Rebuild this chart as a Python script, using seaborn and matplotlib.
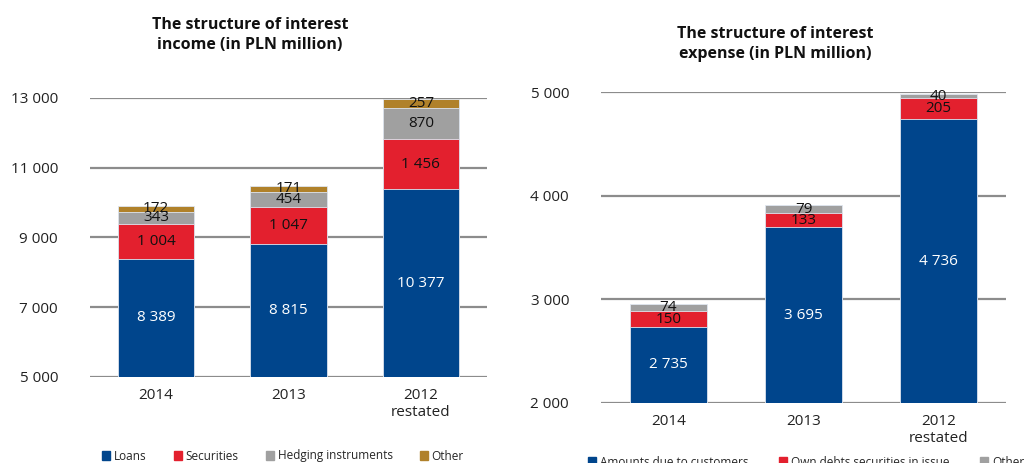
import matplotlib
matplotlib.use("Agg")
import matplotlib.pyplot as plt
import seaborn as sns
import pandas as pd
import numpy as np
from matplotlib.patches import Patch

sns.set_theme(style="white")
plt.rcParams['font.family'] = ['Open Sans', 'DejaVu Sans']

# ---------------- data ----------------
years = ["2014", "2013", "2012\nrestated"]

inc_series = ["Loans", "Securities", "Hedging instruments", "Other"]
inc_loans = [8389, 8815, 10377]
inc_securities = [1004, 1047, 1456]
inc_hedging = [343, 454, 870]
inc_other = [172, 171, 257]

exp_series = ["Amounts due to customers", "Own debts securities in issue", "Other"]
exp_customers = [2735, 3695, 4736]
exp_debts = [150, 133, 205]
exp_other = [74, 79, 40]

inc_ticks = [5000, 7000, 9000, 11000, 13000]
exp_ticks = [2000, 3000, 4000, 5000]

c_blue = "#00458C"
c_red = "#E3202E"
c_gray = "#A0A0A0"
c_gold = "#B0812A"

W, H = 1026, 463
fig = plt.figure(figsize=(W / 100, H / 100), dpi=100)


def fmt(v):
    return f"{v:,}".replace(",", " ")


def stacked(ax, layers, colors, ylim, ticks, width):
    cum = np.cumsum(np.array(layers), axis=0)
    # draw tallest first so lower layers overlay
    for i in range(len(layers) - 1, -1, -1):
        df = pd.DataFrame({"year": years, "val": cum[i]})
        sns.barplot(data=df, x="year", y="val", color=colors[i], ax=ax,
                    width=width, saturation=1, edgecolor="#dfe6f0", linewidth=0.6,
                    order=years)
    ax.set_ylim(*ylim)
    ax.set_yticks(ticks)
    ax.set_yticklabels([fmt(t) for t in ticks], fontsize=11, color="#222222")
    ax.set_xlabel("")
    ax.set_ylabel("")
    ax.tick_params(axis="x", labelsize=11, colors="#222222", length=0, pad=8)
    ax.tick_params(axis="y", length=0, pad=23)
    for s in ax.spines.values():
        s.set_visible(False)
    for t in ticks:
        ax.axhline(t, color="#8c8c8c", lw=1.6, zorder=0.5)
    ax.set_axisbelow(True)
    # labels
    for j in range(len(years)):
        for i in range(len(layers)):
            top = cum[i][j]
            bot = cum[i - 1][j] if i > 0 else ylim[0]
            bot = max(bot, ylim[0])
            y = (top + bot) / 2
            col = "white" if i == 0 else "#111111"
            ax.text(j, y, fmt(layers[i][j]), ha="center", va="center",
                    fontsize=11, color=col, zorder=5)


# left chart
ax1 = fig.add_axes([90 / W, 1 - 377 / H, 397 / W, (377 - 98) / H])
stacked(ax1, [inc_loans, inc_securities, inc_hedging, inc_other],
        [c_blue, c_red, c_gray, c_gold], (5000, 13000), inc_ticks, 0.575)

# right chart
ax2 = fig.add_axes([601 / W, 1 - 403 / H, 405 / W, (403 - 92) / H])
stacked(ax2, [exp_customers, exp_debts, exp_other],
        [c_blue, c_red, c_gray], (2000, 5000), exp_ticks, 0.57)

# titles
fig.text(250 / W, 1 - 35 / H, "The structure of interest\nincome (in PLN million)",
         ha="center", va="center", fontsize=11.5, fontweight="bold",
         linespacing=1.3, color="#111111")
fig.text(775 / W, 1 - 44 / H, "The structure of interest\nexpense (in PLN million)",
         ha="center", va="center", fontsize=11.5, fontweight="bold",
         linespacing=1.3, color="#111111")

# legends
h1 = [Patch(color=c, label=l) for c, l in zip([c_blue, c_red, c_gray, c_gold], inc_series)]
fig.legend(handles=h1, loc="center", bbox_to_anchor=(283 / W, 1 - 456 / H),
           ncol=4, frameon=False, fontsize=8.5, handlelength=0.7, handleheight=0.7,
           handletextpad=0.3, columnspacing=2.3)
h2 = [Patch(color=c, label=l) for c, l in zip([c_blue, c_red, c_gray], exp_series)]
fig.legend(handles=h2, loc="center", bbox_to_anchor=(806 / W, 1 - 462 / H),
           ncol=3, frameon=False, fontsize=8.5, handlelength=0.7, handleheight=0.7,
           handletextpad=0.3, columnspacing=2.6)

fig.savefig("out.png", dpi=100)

- - - -

Repeat the listing above exactly from its first line to the line containing "inc_other = [172, 171, 257]", both included, and omit the pictures.

Rebuild this chart as a Python script, using seaborn and matplotlib.
import matplotlib
matplotlib.use("Agg")
import matplotlib.pyplot as plt
import seaborn as sns
import pandas as pd
import numpy as np
from matplotlib.patches import Patch

sns.set_theme(style="white")
plt.rcParams['font.family'] = ['Open Sans', 'DejaVu Sans']

# ---------------- data ----------------
years = ["2014", "2013", "2012\nrestated"]

inc_series = ["Loans", "Securities", "Hedging instruments", "Other"]
inc_loans = [8389, 8815, 10377]
inc_securities = [1004, 1047, 1456]
inc_hedging = [343, 454, 870]
inc_other = [172, 171, 257]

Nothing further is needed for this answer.